Data provided -
============================================================
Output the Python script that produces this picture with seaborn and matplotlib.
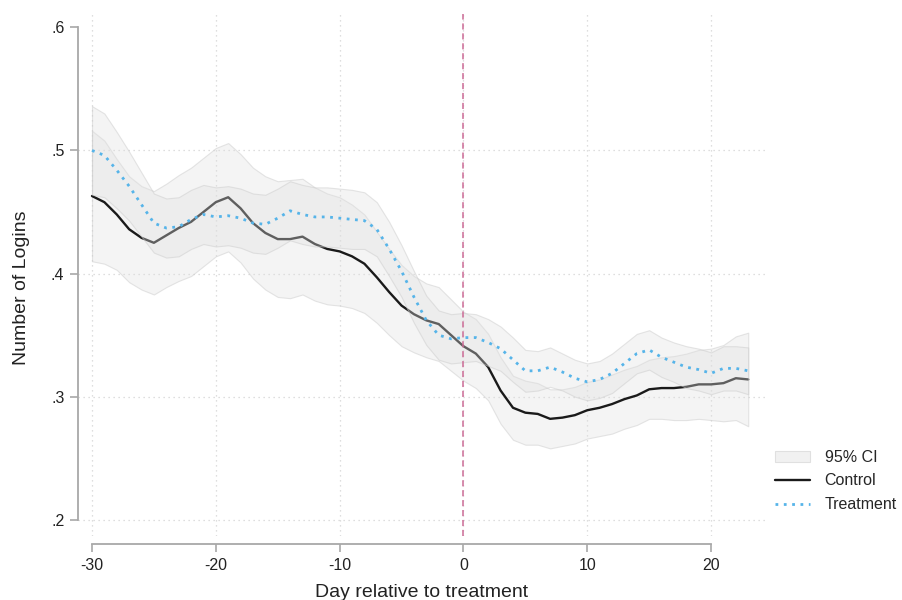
import numpy as np
import pandas as pd
import matplotlib
matplotlib.use('Agg')
import matplotlib.pyplot as plt
import seaborn as sns
from matplotlib.patches import Patch
from matplotlib.lines import Line2D

# days relative to treatment
days = list(range(-30, 24))

# mean logins per day
control = [0.463, 0.458, 0.448, 0.436, 0.429, 0.425, 0.431, 0.437, 0.442, 0.450,
           0.458, 0.462, 0.453, 0.441, 0.433, 0.428, 0.428, 0.430, 0.424, 0.420,
           0.418, 0.414, 0.408, 0.397, 0.385, 0.374, 0.367, 0.362, 0.359, 0.350,
           0.341, 0.335, 0.324, 0.305, 0.291, 0.287, 0.286, 0.282, 0.283, 0.285,
           0.289, 0.291, 0.294, 0.298, 0.301, 0.306, 0.307, 0.307, 0.308, 0.310,
           0.310, 0.311, 0.315, 0.314]
treatment = [0.500, 0.496, 0.484, 0.471, 0.456, 0.441, 0.437, 0.438, 0.444, 0.448,
             0.446, 0.447, 0.445, 0.441, 0.440, 0.445, 0.451, 0.448, 0.446, 0.446,
             0.445, 0.444, 0.443, 0.436, 0.420, 0.402, 0.381, 0.362, 0.350, 0.347,
             0.348, 0.348, 0.344, 0.339, 0.330, 0.321, 0.321, 0.324, 0.320, 0.315,
             0.312, 0.314, 0.319, 0.327, 0.335, 0.338, 0.332, 0.328, 0.324, 0.322,
             0.319, 0.323, 0.323, 0.321]

# half width of the 95% CI
control_hw = [0.053, 0.050, 0.045, 0.043, 0.042, 0.042, 0.042, 0.043, 0.044, 0.044,
              0.044, 0.044, 0.044, 0.045, 0.046, 0.047, 0.048, 0.047, 0.046, 0.045,
              0.044, 0.042, 0.040, 0.037, 0.035, 0.033, 0.031, 0.030, 0.030, 0.029,
              0.028, 0.028, 0.027, 0.027, 0.026, 0.026, 0.025, 0.024, 0.023, 0.023,
              0.023, 0.023, 0.024, 0.024, 0.024, 0.024, 0.025, 0.026, 0.027, 0.028,
              0.029, 0.031, 0.034, 0.038]
treatment_hw = [0.036, 0.034, 0.031, 0.028, 0.026, 0.024, 0.024, 0.024, 0.024, 0.024,
                0.024, 0.024, 0.024, 0.024, 0.024, 0.024, 0.024, 0.024, 0.024, 0.024,
                0.024, 0.024, 0.023, 0.022, 0.022, 0.021, 0.021, 0.020, 0.020, 0.020,
                0.020, 0.019, 0.019, 0.018, 0.018, 0.017, 0.016, 0.016, 0.015, 0.015,
                0.015, 0.015, 0.016, 0.016, 0.016, 0.016, 0.016, 0.016, 0.017, 0.017,
                0.017, 0.018, 0.018, 0.019]

xticks = [-30, -20, -10, 0, 10, 20]
yticks = [0.2, 0.3, 0.4, 0.5, 0.6]
ytick_labels = ['.2', '.3', '.4', '.5', '.6']

df = pd.DataFrame({
    'day': days * 2,
    'logins': control + treatment,
    'hw': control_hw + treatment_hw,
    'group': ['Control'] * len(days) + ['Treatment'] * len(days),
})
df['lo'] = df['logins'] - df['hw']
df['hi'] = df['logins'] + df['hw']

sns.set_style('white')
plt.rcParams['font.family'] = ['Liberation Sans', 'DejaVu Sans']
plt.rcParams['axes.unicode_minus'] = False

fig = plt.figure(figsize=(9.03, 6.0), dpi=100)
ax = fig.add_axes([0.0868, 0.107, 0.761, 0.870])

ci_face = (0.88, 0.88, 0.88, 0.35)
ci_edge = (0.80, 0.80, 0.80, 0.5)
blue = '#56b4e9'

# grid
for yv in yticks[:-1]:
    ax.axhline(yv, color='#d4d4d4', lw=0.9, ls=(0, (1, 3)), zorder=0)
for xv in xticks:
    ax.axvline(xv, color='#d4d4d4', lw=0.9, ls=(0, (1, 3)), zorder=0)

c = df[df['group'] == 'Control']
t = df[df['group'] == 'Treatment']

ax.fill_between(c['day'], c['lo'], c['hi'], facecolor=ci_face, edgecolor=ci_edge, lw=0.8, zorder=1)
sns.lineplot(data=c, x='day', y='logins', color='#1a1a1a', lw=1.7, ax=ax, zorder=2)
ax.fill_between(t['day'], t['lo'], t['hi'], facecolor=ci_face, edgecolor=ci_edge, lw=0.8, zorder=3)
sns.lineplot(data=t, x='day', y='logins', color=blue, lw=2.0, ls=(0, (1.0, 2.0)), ax=ax, zorder=4)

ax.axvline(0, color='#cc6b96', lw=1.1, ls=(0, (4, 2.5)), zorder=5)

ax.set_xlim(-31.1, 24.4)
ax.set_ylim(0.187, 0.611)
ax.set_xticks(xticks)
ax.set_yticks(yticks)
ax.set_yticklabels(ytick_labels)

sns.despine(ax=ax)
ax.spines['left'].set_bounds(0.2, 0.6)
ax.spines['bottom'].set_bounds(-30, 20)
ax.spines['bottom'].set_position(('outward', 6))
for s in ['left', 'bottom']:
    ax.spines[s].set_color('#a8a8a8')
    ax.spines[s].set_linewidth(1.3)
ax.tick_params(axis='both', left=True, bottom=True, length=6, width=1.2, color='#a8a8a8',
               labelsize=11.5, labelcolor='#222222', pad=4)

ax.set_xlabel('Day relative to treatment', fontsize=14, color='#222222', labelpad=8)
ax.set_ylabel('Number of Logins', fontsize=14, color='#222222')
ax.yaxis.set_label_coords(-0.071, 0.475)

handles = [
    Patch(facecolor='#f1f1f1', edgecolor='#e0e0e0', lw=0.8),
    Line2D([], [], color='#1a1a1a', lw=1.7),
    Line2D([], [], color=blue, lw=2.0, ls=(0, (1.0, 2.0))),
]
ax.legend(handles, ['95% CI', 'Control', 'Treatment'], loc='center left',
          bbox_to_anchor=(1.0, 0.105), frameon=False, fontsize=11.5,
          handlelength=2.2, handletextpad=0.9, labelspacing=0.55, borderaxespad=0.2)

fig.savefig('out.png', dpi=100)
============================================================
Written instruction - Please restate the material above line by line, exactly, beginning at its first line and ending with the line that contains "days = list(range(-30, 24))", without any pictures.

Exercise solution -
Output the Python script that produces this picture with seaborn and matplotlib.
import numpy as np
import pandas as pd
import matplotlib
matplotlib.use('Agg')
import matplotlib.pyplot as plt
import seaborn as sns
from matplotlib.patches import Patch
from matplotlib.lines import Line2D

# days relative to treatment
days = list(range(-30, 24))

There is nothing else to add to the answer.